Exercise prompt: Look through the listing and locate every line containing the word "that"; copy those lines.

Information shown:
** Start **

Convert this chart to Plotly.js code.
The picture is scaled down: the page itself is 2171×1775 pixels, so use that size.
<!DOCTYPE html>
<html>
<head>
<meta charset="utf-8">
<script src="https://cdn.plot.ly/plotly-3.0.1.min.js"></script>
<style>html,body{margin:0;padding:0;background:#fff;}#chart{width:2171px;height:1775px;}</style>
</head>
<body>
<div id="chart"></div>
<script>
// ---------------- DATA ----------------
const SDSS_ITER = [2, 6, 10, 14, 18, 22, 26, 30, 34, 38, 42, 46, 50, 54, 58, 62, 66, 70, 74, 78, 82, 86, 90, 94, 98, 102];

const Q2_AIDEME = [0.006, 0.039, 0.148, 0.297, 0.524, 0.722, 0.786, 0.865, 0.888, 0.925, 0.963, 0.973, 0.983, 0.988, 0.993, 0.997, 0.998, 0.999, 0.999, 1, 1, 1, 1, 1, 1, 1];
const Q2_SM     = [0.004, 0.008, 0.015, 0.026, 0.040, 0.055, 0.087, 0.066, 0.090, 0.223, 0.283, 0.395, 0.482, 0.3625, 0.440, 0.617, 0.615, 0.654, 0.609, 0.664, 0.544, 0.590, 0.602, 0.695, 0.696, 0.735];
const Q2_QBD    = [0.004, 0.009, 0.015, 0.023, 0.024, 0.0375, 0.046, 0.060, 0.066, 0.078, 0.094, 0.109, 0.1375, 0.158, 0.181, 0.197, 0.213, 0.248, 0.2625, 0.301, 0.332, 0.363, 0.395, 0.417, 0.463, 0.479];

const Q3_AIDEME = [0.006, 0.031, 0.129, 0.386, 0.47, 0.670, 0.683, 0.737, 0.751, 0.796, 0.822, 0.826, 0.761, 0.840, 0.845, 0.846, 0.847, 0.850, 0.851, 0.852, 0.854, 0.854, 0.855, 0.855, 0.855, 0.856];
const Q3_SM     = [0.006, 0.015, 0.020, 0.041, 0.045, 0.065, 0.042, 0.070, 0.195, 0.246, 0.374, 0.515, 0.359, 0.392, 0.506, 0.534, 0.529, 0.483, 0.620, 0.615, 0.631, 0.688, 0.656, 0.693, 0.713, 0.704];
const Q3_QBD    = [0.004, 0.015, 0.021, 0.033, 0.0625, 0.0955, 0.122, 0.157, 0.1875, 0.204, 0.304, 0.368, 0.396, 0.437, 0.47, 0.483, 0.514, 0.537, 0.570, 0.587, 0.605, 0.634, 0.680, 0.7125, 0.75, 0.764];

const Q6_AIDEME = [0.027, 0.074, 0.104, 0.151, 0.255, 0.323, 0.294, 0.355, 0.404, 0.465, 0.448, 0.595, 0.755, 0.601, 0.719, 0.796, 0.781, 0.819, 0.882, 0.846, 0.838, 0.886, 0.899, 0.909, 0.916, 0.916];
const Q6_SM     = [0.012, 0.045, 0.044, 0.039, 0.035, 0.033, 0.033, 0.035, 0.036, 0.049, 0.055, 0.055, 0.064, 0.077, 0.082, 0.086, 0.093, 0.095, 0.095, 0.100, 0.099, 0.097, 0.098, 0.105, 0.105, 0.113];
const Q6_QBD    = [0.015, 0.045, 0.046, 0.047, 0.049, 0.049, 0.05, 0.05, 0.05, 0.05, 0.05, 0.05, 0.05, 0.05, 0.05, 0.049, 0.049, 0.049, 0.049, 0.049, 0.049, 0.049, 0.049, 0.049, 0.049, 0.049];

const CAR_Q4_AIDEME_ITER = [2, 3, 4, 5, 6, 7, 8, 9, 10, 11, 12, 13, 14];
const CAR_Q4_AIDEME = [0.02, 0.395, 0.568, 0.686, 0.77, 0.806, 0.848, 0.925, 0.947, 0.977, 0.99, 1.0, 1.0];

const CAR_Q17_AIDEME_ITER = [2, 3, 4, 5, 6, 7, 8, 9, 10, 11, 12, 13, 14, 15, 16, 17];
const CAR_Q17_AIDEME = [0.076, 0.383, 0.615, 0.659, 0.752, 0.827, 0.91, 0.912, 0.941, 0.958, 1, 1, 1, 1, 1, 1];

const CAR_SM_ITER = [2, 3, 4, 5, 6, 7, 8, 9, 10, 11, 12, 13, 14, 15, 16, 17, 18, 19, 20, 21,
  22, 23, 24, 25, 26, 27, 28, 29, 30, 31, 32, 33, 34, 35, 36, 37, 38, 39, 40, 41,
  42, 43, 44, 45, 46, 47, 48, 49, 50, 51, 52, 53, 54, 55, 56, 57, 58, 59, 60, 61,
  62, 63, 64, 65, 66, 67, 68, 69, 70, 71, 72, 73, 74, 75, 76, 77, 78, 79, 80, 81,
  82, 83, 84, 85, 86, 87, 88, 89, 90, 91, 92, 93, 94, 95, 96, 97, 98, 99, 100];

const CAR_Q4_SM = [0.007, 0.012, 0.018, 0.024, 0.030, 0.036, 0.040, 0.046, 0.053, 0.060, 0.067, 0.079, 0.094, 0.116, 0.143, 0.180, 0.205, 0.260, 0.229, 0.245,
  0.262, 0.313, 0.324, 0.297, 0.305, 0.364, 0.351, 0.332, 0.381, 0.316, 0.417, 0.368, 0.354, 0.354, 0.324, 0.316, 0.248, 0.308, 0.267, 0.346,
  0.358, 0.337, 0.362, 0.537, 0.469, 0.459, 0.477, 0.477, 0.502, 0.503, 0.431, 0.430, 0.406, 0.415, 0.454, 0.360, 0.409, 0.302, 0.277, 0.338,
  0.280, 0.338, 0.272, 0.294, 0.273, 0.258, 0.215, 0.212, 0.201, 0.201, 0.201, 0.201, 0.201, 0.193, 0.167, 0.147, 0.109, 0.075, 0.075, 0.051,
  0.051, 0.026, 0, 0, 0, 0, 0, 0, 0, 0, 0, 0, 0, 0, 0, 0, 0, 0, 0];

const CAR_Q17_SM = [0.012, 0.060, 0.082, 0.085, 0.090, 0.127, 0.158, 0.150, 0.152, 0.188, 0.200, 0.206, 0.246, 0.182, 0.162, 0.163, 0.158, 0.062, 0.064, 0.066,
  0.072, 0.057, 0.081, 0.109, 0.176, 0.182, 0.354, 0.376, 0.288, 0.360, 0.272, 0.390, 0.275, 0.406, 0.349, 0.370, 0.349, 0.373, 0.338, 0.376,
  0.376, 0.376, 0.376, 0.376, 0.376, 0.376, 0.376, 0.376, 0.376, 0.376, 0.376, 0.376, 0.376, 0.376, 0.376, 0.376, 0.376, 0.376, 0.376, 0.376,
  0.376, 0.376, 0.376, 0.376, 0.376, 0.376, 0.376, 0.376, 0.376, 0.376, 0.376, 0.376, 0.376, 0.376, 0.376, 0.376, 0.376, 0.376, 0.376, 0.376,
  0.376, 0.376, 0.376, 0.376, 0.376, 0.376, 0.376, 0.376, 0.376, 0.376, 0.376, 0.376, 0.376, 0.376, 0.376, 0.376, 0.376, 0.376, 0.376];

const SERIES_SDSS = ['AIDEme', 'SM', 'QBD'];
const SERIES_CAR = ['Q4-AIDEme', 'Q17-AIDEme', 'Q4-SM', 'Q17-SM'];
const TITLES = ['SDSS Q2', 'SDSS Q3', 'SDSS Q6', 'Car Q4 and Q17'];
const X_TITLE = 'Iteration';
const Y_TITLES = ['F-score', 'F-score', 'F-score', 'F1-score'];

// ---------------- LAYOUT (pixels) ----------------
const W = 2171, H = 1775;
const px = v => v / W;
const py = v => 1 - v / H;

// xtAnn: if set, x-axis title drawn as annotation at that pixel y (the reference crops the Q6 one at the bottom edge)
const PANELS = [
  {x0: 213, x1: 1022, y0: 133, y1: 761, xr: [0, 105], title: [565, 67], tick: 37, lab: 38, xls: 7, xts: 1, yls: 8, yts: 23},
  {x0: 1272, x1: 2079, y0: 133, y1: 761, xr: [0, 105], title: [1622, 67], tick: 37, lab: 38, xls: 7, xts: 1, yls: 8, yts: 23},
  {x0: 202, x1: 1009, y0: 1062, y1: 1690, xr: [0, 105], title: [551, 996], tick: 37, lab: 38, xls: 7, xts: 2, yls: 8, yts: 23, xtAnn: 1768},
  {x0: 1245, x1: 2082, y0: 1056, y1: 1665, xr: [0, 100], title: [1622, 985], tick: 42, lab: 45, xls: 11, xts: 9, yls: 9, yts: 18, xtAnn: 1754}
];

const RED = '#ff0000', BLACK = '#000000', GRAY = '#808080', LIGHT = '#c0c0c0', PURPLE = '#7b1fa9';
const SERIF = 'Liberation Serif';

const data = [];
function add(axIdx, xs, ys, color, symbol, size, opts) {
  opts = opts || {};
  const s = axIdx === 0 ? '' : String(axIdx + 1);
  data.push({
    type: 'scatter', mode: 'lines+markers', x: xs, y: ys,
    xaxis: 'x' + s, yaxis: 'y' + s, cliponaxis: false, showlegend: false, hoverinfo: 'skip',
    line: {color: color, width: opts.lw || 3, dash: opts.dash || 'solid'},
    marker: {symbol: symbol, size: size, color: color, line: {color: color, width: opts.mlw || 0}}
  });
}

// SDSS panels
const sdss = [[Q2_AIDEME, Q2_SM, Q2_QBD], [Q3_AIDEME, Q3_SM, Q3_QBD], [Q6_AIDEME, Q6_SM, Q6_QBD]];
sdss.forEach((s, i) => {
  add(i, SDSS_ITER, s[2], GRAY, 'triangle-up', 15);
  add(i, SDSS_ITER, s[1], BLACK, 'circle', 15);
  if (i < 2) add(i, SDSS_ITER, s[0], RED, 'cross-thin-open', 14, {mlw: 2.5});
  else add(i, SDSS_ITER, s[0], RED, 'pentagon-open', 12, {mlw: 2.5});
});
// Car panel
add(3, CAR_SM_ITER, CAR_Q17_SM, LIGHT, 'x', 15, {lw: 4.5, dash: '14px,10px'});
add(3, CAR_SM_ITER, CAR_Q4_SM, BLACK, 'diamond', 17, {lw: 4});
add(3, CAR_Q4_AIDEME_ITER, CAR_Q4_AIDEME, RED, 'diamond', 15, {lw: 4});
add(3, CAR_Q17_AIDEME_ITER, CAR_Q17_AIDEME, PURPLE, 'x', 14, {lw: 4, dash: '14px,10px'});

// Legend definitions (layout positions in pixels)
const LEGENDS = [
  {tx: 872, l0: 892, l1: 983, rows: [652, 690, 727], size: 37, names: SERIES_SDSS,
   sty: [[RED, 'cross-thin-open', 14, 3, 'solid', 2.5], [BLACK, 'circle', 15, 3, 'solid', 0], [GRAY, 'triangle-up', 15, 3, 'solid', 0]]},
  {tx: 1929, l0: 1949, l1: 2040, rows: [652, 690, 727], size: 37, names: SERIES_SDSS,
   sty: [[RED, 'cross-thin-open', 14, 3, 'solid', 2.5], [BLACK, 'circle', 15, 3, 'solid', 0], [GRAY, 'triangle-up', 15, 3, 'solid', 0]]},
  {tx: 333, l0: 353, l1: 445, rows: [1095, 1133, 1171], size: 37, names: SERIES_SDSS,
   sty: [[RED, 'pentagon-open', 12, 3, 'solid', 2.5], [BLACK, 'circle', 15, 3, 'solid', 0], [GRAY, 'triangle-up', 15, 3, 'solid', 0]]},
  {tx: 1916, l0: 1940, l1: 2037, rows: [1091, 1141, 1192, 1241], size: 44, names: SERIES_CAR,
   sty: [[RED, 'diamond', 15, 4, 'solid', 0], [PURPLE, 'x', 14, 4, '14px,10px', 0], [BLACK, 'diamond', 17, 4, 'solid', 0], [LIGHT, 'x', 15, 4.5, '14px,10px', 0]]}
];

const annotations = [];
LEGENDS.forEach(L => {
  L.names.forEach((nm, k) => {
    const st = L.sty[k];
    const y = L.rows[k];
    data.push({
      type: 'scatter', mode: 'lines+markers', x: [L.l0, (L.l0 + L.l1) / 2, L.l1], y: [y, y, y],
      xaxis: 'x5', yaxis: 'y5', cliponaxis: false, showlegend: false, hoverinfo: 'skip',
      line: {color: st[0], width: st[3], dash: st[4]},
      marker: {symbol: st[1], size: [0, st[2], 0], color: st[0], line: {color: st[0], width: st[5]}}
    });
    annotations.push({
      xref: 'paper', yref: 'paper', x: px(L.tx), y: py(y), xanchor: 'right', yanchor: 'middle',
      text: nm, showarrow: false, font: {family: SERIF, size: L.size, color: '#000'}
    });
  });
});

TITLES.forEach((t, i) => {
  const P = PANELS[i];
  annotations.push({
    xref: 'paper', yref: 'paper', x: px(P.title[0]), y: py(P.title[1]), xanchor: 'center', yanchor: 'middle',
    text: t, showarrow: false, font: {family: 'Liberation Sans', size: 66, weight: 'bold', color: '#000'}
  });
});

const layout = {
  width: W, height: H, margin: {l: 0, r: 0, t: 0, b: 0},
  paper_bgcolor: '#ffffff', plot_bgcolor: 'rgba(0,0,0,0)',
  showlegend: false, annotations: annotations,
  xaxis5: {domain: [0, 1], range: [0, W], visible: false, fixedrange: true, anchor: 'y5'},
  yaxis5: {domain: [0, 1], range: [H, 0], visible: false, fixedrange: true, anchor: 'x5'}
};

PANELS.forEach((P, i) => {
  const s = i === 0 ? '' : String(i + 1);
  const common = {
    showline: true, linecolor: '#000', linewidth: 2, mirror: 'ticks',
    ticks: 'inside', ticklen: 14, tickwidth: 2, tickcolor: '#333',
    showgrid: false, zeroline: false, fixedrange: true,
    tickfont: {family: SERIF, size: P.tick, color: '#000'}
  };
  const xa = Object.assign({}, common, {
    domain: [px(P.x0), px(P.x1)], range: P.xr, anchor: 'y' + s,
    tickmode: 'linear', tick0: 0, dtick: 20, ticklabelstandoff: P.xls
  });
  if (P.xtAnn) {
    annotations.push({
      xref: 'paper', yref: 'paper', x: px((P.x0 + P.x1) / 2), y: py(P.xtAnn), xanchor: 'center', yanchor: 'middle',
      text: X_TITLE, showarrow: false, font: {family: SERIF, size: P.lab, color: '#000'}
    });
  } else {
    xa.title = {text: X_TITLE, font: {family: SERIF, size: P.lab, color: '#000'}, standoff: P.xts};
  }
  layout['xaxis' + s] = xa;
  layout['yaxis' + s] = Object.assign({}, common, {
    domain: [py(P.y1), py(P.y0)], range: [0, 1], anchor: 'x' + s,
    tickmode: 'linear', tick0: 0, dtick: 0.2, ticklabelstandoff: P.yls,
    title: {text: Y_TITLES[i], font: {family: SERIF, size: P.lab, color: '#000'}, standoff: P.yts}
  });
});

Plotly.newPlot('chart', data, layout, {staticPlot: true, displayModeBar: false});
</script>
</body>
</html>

** End **

The completed task:
The picture is scaled down: the page itself is 2171×1775 pixels, so use that size.
// xtAnn: if set, x-axis title drawn as annotation at that pixel y (the reference crops the Q6 one at the bottom edge)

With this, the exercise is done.